Current Recommended Way of Editing Task Sets
Task Sets are a very important element of the planning process. They let you to add multiple tasks in one go. That way you can create repeating routines for entire days or blocks of time.
If you create a task set for every week of the day ahead, you also put a lot of thought into a higher level view of your plan – the weekly view. It allows you to plan out what you can afford, in terms of time, to do during a week.
On paper create a list of things you would wish to do during the week. Calculate how much time overall you have during the week for them. Then think how much time you’d have to spend on each task during the entire week to make any progress or achieve your objectives related to it. Make hard choices and eliminate what you cannot do. Split the rest between each day of the week.
For instance, you try to learn to play an instrument. You do some guitar, harmonica and djembe now and then, but make little progress and feel frustration.
On your wish list you initially plan only an hour a week for this. But you doubt it’s enough to learn anything. You have a choice:
- Decide you have more important things to do and eliminate playing from your schedule until you deal with them.
- Stop beating yourself up for not making progress. Just spend an hour a week having fun with your instruments without any expectations of progress. And without remorse for not improving.
- Eliminate or shorten another task from your wish list and add the time gained to playing instruments. Decide to focus only on one instrument until you make a specific progress with it. Eg: only learn guitar until you memorize your favorite song. After that switch to learning another instrument or set a new goal for the guitar.
Let yourself be flexible
You don’t need to plan all 24 hours in a Task Set. By all means leave yourself some room for unexpected events and to simply be more flexible. The key is to plan out all the important tasks you very much don’t want to miss.

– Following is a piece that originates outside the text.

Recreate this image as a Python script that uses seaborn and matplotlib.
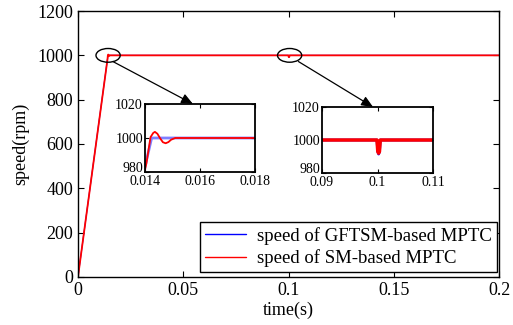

Speed up your current activities
You can also use Task Sets to easily analyze an activity at a deeper level.
For instance, let’s say you see in Statistics that your task “Meal” takes up more time that you would like it to. You use this task when you prepare a meal, have it, do the dishes and brush your teeth after. You don’t like doing the dishes the most so it feels like they take the biggest amount of time.
But you can analyze it by splitting the task into subtasks:
Meal – preparation
Meal – eating
Meal – dishes
Meal – teeth
(After you analyze and improve your routine you’ll just get back to using a single task again).
Create a task set “Meal” and add all the above four tasks to it. Each time you have a meal you add the Task Set to the plan. It’s as easy as adding a single task. But you get more granular stats.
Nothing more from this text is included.